Facing a mounting pile of debt amid a steadily declining enrollment, the university announced this summer it had plugged another major leak in its financial ship. It had a long-term food services contract with vendor Sodexo renegotiated. The university had been paying for meals based on a guaranteed number of students meal plan, a goal it had not met in years. At the end of fiscal year 2015, it owed Sodexo $6.9 million, excluding interest.
The long-term contract was amended and is based on “actual” meals sold. It is expected to save SCSU an estimated $3.8 million a year in meal costs, based on real time enrollment and subscription to the meal plan, says Edward Patrick, the school’s new vice president for finance and management.
Meanwhile, the university has been working to resolve a number of outstanding legal issues, including settling a lawsuit by former president Thomas Elzey, ousted earlier this year less than a year after he took office by a board of governors which has been mostly replaced by state lawmakers.
The rapid fire pace of cost cutting and belt tightening helped the university end its 2015 fiscal year last June, projecting $3.2 million in consolidated loses compared with consolidated losses in 2014 of $10.3 million, according to Patrick.
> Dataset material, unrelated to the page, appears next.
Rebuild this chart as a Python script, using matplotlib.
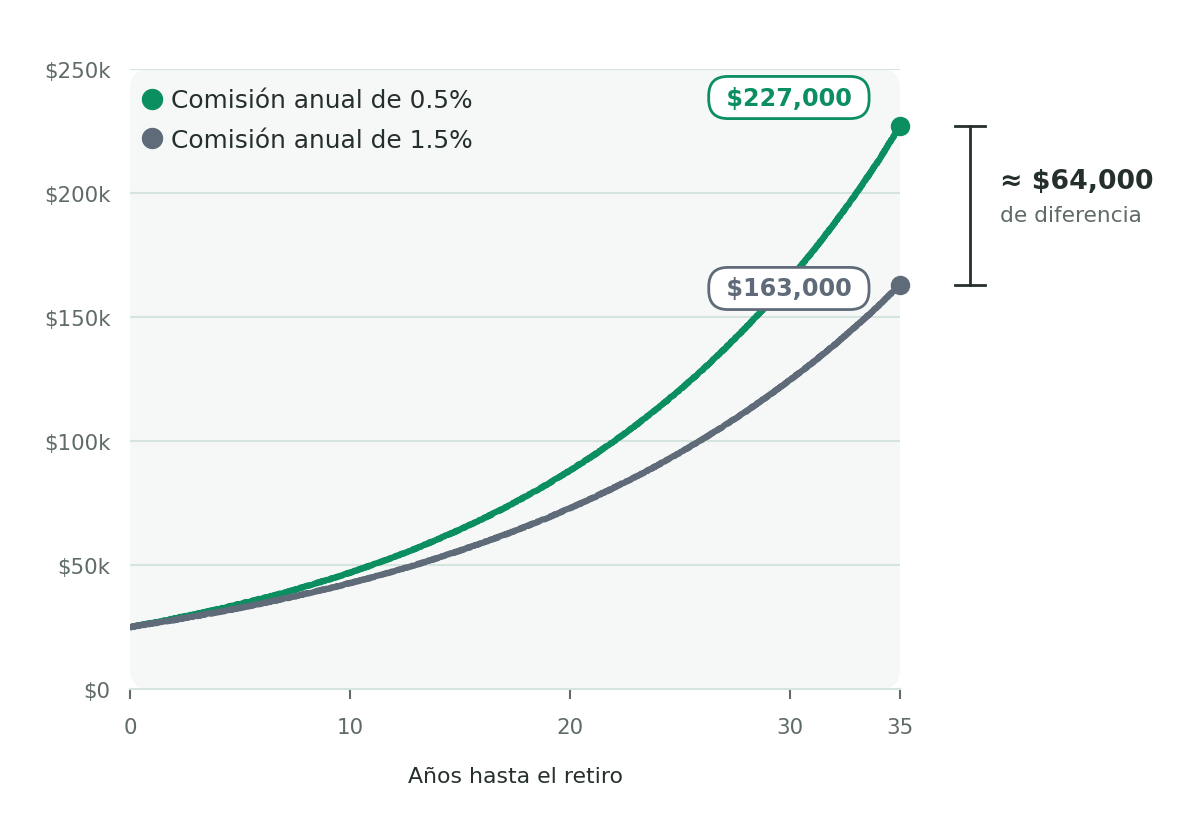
import matplotlib.pyplot as plt
from matplotlib.lines import Line2D
from matplotlib.patches import FancyBboxPatch

# Data (values in thousands of dollars)
years = list(range(0, 36))
low_fee = [25.0, 26.6, 28.4, 30.2, 32.2, 34.3, 36.5, 38.8, 41.4, 44.1,
           46.9, 50.0, 53.2, 56.7, 60.4, 64.3, 68.5, 72.9, 77.7, 82.7,
           88.1, 93.8, 99.9, 106.4, 113.3, 120.7, 128.5, 136.9, 145.8, 155.2,
           165.3, 176.1, 187.5, 199.7, 212.7, 227.0]
high_fee = [25.0, 26.4, 27.8, 29.4, 31.0, 32.7, 34.5, 36.4, 38.4, 40.5,
            42.7, 45.0, 47.5, 50.1, 52.9, 55.8, 58.9, 62.1, 65.5, 69.1,
            72.9, 76.9, 81.2, 85.6, 90.3, 95.3, 100.6, 106.1, 111.9, 118.1,
            124.6, 131.4, 138.6, 146.3, 154.3, 163.0]
series_labels = ['Comisión anual de 0.5%', 'Comisión anual de 1.5%']
end_labels = ['$227,000', '$163,000']
x_ticks = [0, 10, 20, 30, 35]
y_ticks = [0, 50, 100, 150, 200, 250]
y_tick_labels = ['$0', '$50k', '$100k', '$150k', '$200k', '$250k']

green = '#0b8f61'
slate = '#5f6b78'
dark = '#26302b'
muted = '#5f6b68'
grid_col = '#d6e4e0'

plt.rcParams['font.family'] = ['DejaVu Sans']

fig = plt.figure(figsize=(12, 8.2), dpi=100)
ax = fig.add_axes([130 / 1200, 1 - 690 / 820, 770 / 1200, 620 / 820])
ax.set_facecolor('none')

# Rounded panel background
panel = FancyBboxPatch((0, 0), 1, 1, boxstyle='round,pad=0,rounding_size=0.026',
                       mutation_aspect=770 / 620, transform=ax.transAxes,
                       facecolor='#f6f8f7', edgecolor='none', zorder=0,
                       clip_on=False)
ax.add_patch(panel)

ax.set_xlim(0, 35)
ax.set_ylim(0, 250)

# Grid
for v in y_ticks[1:]:
    ax.axhline(v, color=grid_col, linewidth=1.5, zorder=1)

for s in ['top', 'right', 'left']:
    ax.spines[s].set_visible(False)
ax.spines['bottom'].set_color(grid_col)
ax.spines['bottom'].set_linewidth(1.5)

ax.set_xticks(x_ticks)
ax.set_yticks(y_ticks)
ax.set_yticklabels(y_tick_labels)
ax.tick_params(axis='x', length=7, width=1.5, color=muted, labelsize=15.4,
               labelcolor=muted, pad=13)
ax.tick_params(axis='y', length=0, labelsize=15.4, labelcolor=muted, pad=14)
ax.set_xlabel('Años hasta el retiro', fontsize=15.8, color=dark, labelpad=21)

# Lines (slightly rough stroke, like the reference)
l1, = ax.plot(years, low_fee, color=green, linewidth=4.4, solid_capstyle='round', zorder=3)
l2, = ax.plot(years, high_fee, color=slate, linewidth=4.4, solid_capstyle='round', zorder=3)
l1.set_sketch_params(0.45, 2, 2)
l2.set_sketch_params(0.45, 2, 2)
ax.plot(years[-1], low_fee[-1], 'o', color=green, markersize=13, clip_on=False, zorder=4)
ax.plot(years[-1], high_fee[-1], 'o', color=slate, markersize=13, clip_on=False, zorder=4)

# End value labels
ax.text(29.95, 238.5, ' ' + end_labels[0] + ' ', color=green, fontsize=17.2,
        fontweight='bold', ha='center', va='center', zorder=5,
        bbox=dict(boxstyle='round,pad=0.38,rounding_size=0.8', fc='white', ec=green, lw=2))
ax.text(29.95, 161.5, ' ' + end_labels[1] + ' ', color=slate, fontsize=17.2,
        fontweight='bold', ha='center', va='center', zorder=5,
        bbox=dict(boxstyle='round,pad=0.38,rounding_size=0.8', fc='white', ec=slate, lw=2))

# Difference bracket
bx = 38.2
ax.plot([bx, bx], [high_fee[-1], low_fee[-1]], color=dark, lw=2, clip_on=False)
ax.plot([bx - 0.68, bx + 0.68], [low_fee[-1]] * 2, color=dark, lw=2, clip_on=False)
ax.plot([bx - 0.68, bx + 0.68], [high_fee[-1]] * 2, color=dark, lw=2, clip_on=False)
ax.text(39.55, 205, '≈ $64,000', color=dark, fontsize=19.3, fontweight='bold',
        ha='left', va='center')
ax.text(39.55, 191, 'de diferencia', color=muted, fontsize=15.6, ha='left', va='center')

# Legend
handles = [Line2D([], [], marker='o', linestyle='none', color=green, markersize=14.4),
           Line2D([], [], marker='o', linestyle='none', color=slate, markersize=14.4)]
ax.legend(handles, series_labels, loc='upper left', frameon=False, fontsize=17.9,
          labelcolor=dark, handletextpad=0.25, borderaxespad=0.0, labelspacing=0.62,
          handlelength=1.0, bbox_to_anchor=(0.0, 0.985))

fig.savefig('out.png', dpi=100)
Meanwhile, unpaid vendor debt stood at $12.5 million on June 20, 2015, about half of which was due to Sodexo.
On the academic front, SCSU has enhanced its engineering offerings to include a degree program in industrial engineering. It complements SCSU’s degree program in nuclear engineering.
To beef up its recruitment and retention efforts for the fall of 2015, the university used the summer to mail some 3,000 hand-written “comfort” and “welcome” cards to new and returning students. The effort, a first, took an afternoon of more than 50 people, university board members, the university president and other staffers, all welcoming students to the campus and promising a good year.
“We all pulled together,” says Evans, adding the institution got what he and others there considered “good response” to the letter-writing campaign. Among the measures, he says 35 percent of the students who received notes from university board members enrolled for the fall.
Late last month, SCSU reported good news and bad news. It reported actual undergraduate enrollment this fall was 2,438 students versus 2,791 this time a year ago. While down year to year, the final count was 200 students higher than SCSU officials had projected this spring.
SCSU’s final budget for fiscal year 2015-16 was based on the lower enrollment projection. The surprise enrollment boost resulted in $1.1 million than the university had expected. It used the added income to help pay down the more than $13 million in past due bills on its books.
Efforts are already afoot to hold on to the fall enrollment, says Evans who noted SCSU typically loses about 200 students each year between fall and spring enrollment periods. “We’re working on our retention, he says.
Evans, who had briefly served as interim president two years ago, says the university is on target to address SACSCOC’s concerns
“We had to have a balanced budget” for the current fiscal year, says Evans, referring to the SACSCOC list of mandates to keep its accreditation. “That was the first requirement. That was a feather in our cap even though we got additional students for the fall.
“It doesn’t give us more time” to comply with the SACSCOC mandates, says Evans, referring to the combination of positive developments. “It lets us know we are moving in the right direction.”